Wie also kommt man zu der Erkenntnis, die Adam Thebesius formuliert: „Ach das hat unsre Sünd und Missetat verschuldet?“ Und woher gewinnt man den Mut und die Kraft, die eigenen Taten anzusehen und zu seiner Verantwortung zu stehen? Jesus sagt: „Gott hat seinen Sohn nicht in die Welt gesandt, dass er sie richte, sondern dass sie durch ihn gerettet werde.“ Jesus ist nicht gekommen, um unsere Schuld aufzudecken, uns bloßzustellen und zu verurteilen. Sondern um alle Schuld auf sich zu nehmen und sie dadurch zu vergeben.
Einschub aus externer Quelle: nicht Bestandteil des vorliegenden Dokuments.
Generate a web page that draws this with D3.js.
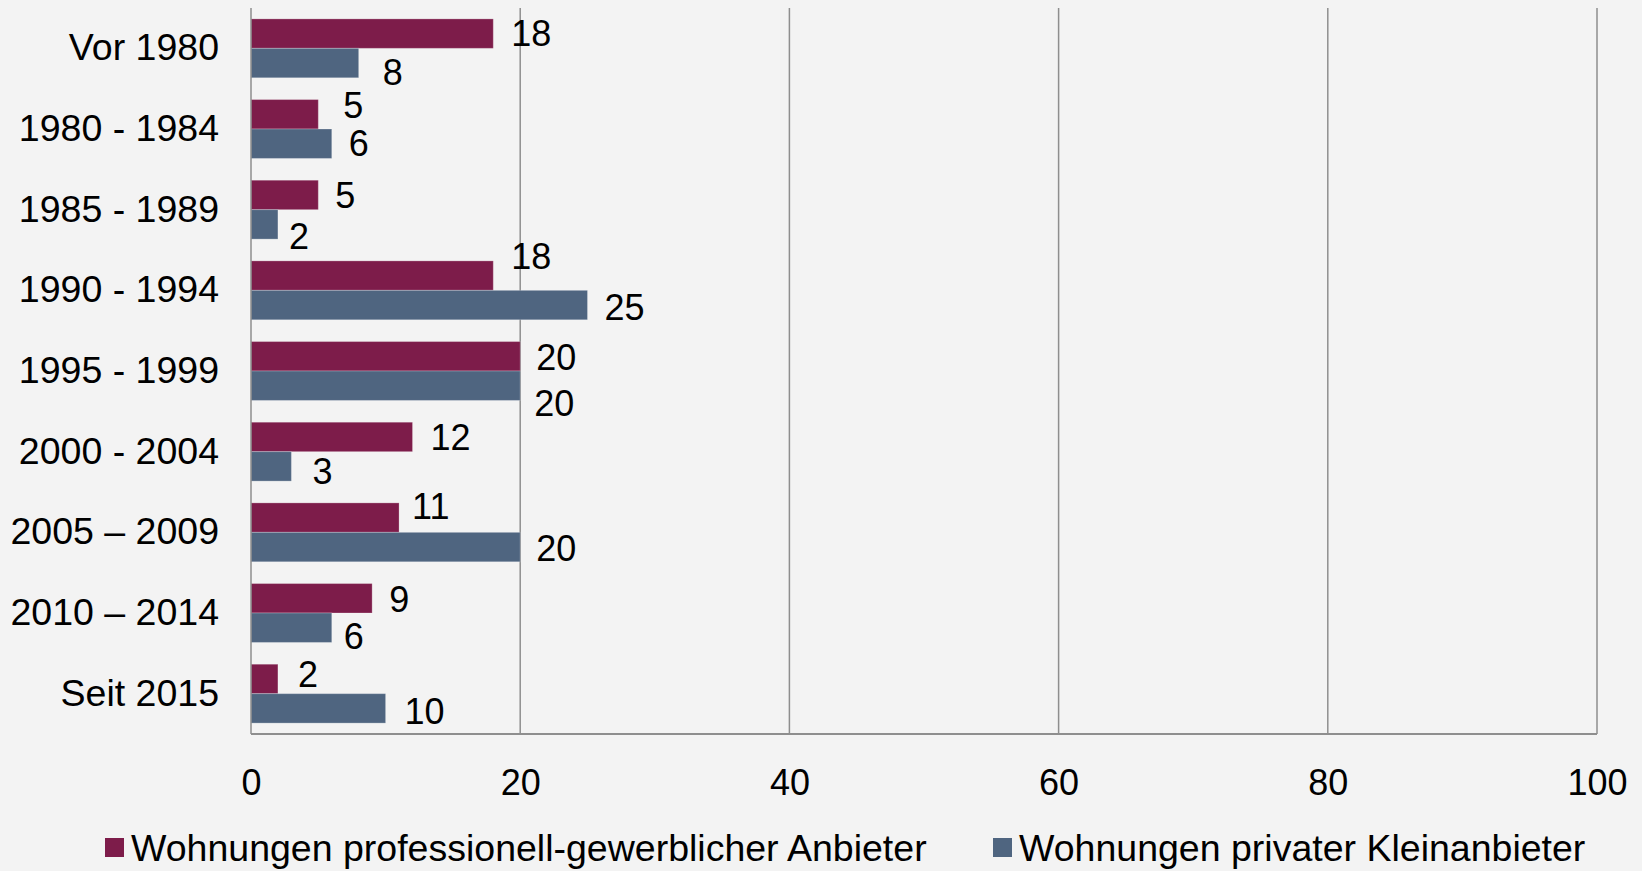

Die Schuld, die wir uns ansehen, wurde uns nicht angerechnet - darum können wir sie ansehen und verantworten, darum kann sie ans Licht kommen.

Damit wir die Vergebung unserer Schuld erfahren, muss Jesus erhöht werden. Diesmal ist nicht die Erhöhung ans Kreuz gemeint, sondern die Auferstehung, die Erhöhung „zur Rechten Gottes“. Mit der Auferstehung ist der Tod vernichtet, ist auch alle Schuld getilgt. Jesus setzt sie außer Kraft, sodass sie ihre Macht über uns verliert: Wir sind nicht identisch mit dem, was wir getan haben, und wir sind nicht gezwungen, es zu wiederholen.

Wer das für sich annehmen kann, kann zum Kreuz hinauf sehen und das Leben gewinnen. Das Leben, in dem wir immer wieder schuldig werden und es jedes Mal neu und anders versuchen dürfen. Wir dürfen schuldig werden. Versuch und Irrtum ist die Art, wie wir leben und lernen. Darum müssen wir uns nicht verstecken und auch nicht das, was wir tun. Wir können unsere Fehler in aller Öffentlichkeit begehen, unsere Erfolge öffentlich feiern. Kein strenger, eifersüchtiger und gekränkter Richter blickt vom Himmel auf uns herab, der unerbittlich jeden kleinsten Lapsus penibel bemerkt und mit uns abrechnet. Sondern Gott, der wie eine liebevolle Mutter, ein liebevoller Vater wünscht, dass wir glücklich sind, der um unsere Schwächen weiß - und uns trotzdem, oder gerade deshalb, unendlich liebt. Wer in diesem Bewusstsein lebt, wird „die Wahrheit tun“, d.h. immer wieder und immer mehr versuchen so zu leben, wie Gott es sich für uns wünscht: In Ehrfurcht vor Gott und seiner Schöpfung; in Liebe zu Gott, zu den Mitmenschen und zu sich selbst. Von dieser Ehrfurcht, dieser Liebe erfüllt, ist man nicht unfehlbar, handelt man nicht immer richtig. Doch im Licht der Auferstehung Jesu „wird offenbar, dass alle unsere Werke in Gott getan sind.